Function illumina_coordinates::parse_sequence_identifier
[−]
[src]
pub fn parse_sequence_identifier(
text: &str
) -> Result<SequenceIdentifier, IlluminaError>
Parses location information from an Illumina sequence identifier. This implementation is about 3x faster than using a regular expression.

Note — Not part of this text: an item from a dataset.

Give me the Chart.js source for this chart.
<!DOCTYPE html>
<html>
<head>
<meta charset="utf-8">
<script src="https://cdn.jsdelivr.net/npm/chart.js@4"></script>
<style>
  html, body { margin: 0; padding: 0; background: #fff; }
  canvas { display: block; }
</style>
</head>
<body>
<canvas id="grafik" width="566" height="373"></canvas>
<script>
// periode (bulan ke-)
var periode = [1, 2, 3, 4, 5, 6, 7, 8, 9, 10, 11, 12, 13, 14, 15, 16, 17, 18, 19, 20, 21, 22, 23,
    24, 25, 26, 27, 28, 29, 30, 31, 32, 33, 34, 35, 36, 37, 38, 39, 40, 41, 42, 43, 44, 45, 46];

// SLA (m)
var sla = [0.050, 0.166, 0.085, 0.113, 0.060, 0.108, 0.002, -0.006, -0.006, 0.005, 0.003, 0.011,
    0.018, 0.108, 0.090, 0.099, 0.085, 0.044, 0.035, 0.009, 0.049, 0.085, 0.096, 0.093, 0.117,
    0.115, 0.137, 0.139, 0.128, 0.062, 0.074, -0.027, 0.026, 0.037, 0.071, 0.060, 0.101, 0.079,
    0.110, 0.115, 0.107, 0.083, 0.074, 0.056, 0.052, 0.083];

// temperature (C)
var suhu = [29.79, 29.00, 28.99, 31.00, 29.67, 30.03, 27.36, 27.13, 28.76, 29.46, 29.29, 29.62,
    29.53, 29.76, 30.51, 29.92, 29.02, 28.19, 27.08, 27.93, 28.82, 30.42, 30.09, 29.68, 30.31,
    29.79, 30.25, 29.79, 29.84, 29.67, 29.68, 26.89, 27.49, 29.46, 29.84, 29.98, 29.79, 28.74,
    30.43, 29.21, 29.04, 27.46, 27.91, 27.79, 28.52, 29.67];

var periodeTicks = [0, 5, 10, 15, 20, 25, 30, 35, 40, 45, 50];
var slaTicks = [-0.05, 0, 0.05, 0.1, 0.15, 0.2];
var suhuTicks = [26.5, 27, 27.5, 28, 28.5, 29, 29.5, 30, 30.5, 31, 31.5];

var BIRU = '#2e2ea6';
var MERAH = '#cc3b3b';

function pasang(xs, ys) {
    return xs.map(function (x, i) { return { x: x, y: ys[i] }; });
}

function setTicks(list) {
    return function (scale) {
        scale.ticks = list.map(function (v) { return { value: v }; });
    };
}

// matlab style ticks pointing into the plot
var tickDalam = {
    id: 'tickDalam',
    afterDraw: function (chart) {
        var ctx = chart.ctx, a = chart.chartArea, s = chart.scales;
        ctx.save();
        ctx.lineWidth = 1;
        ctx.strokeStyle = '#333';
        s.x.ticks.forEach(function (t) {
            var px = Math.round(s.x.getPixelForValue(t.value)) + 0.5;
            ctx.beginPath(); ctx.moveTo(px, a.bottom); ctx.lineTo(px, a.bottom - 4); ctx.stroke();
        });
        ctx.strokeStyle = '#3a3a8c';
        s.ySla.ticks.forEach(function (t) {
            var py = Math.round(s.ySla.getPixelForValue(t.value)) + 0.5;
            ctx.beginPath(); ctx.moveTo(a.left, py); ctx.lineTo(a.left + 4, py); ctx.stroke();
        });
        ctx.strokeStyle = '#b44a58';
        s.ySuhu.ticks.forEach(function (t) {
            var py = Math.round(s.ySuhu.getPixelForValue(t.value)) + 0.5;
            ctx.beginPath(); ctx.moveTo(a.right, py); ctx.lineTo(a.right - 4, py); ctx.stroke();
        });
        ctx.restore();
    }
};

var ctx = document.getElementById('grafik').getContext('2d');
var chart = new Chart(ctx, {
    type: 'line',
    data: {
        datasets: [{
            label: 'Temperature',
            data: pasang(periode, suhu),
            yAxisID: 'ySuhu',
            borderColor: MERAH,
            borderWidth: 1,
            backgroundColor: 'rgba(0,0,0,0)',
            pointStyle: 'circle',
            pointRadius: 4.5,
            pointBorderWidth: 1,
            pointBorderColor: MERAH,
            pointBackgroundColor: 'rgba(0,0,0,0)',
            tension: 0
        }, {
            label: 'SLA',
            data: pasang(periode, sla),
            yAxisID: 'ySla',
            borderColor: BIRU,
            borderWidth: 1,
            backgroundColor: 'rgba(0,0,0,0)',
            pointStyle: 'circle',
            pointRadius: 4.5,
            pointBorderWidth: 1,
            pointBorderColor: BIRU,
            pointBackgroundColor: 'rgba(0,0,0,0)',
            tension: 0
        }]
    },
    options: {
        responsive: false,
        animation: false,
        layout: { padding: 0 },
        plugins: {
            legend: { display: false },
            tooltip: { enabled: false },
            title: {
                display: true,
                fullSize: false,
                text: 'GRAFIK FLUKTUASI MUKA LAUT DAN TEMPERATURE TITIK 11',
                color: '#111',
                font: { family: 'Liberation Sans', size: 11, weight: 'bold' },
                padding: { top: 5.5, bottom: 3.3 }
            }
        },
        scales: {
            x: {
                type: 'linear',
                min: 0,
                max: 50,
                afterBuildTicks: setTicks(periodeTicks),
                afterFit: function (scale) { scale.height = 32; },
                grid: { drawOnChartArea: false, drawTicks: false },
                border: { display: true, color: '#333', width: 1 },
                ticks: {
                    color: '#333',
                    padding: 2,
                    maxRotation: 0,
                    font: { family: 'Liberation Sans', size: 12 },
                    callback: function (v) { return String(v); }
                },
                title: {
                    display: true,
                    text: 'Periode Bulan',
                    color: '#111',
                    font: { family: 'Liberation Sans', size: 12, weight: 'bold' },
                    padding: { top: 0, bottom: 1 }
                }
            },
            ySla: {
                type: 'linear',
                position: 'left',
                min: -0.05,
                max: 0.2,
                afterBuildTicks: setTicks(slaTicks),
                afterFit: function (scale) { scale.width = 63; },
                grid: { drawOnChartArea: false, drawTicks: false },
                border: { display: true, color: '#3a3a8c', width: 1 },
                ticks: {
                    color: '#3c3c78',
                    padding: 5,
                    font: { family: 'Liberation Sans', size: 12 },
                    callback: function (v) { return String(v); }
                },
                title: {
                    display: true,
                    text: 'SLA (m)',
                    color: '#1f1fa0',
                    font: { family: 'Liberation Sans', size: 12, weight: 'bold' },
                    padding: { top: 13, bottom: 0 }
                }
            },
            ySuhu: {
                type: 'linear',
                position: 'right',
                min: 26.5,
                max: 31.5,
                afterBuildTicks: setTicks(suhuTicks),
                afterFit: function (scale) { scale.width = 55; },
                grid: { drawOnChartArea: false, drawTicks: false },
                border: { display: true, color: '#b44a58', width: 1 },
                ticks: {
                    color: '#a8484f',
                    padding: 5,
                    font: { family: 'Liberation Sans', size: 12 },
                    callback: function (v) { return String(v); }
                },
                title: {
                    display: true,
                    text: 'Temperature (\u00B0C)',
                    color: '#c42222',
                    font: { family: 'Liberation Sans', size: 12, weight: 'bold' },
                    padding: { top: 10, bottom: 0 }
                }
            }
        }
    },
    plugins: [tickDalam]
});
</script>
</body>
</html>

The fields in the example identifier below have the following meaning: @M03745:11:000000000-B54L5:1:2108:4127:8949
M03745 ID of the sequencing machine
11 run count for this machine
000000000-B54L5 ID of the flow cell. "B54L5" will be printed on the flow cell in this example
1 lane number. For MiSeqs, there's only one lane
2108 the first digit is the side of the chip the second digit is the swath. For MiSeqs, this is always 1. For HiSeqs, each lane is two tiles wide, and the first pass from left-to-right is swath one, then the returning pass on the other side of the lane is swath two the last two digits are the order of the tile. For MiSeqs, this is a number from 1 to 19
4127 the x-position of the read in the tile, in arbitrary units
8949 the y-position of the read in the tile, in arbitrary units
See https://help.basespace.illumina.com/articles/descriptive/fastq-files/ for more information.
Example
extern crate illumina_coordinates; fn main() { let line = "@M03745:11:000000000-B54L5:1:2108:4127:8949"; let seq_id = illumina_coordinates::parse_sequence_identifier(&line).unwrap(); assert_eq!(seq_id.sequencer_id, "M03745".to_string()); assert_eq!(seq_id.run_count, 11); assert_eq!(seq_id.flow_cell_id, "000000000-B54L5".to_string()); assert_eq!(seq_id.lane, 1); assert_eq!(seq_id.side, 2); assert_eq!(seq_id.swath, 1); assert_eq!(seq_id.tile, 8); assert_eq!(seq_id.x, 4127); assert_eq!(seq_id.y, 8949); }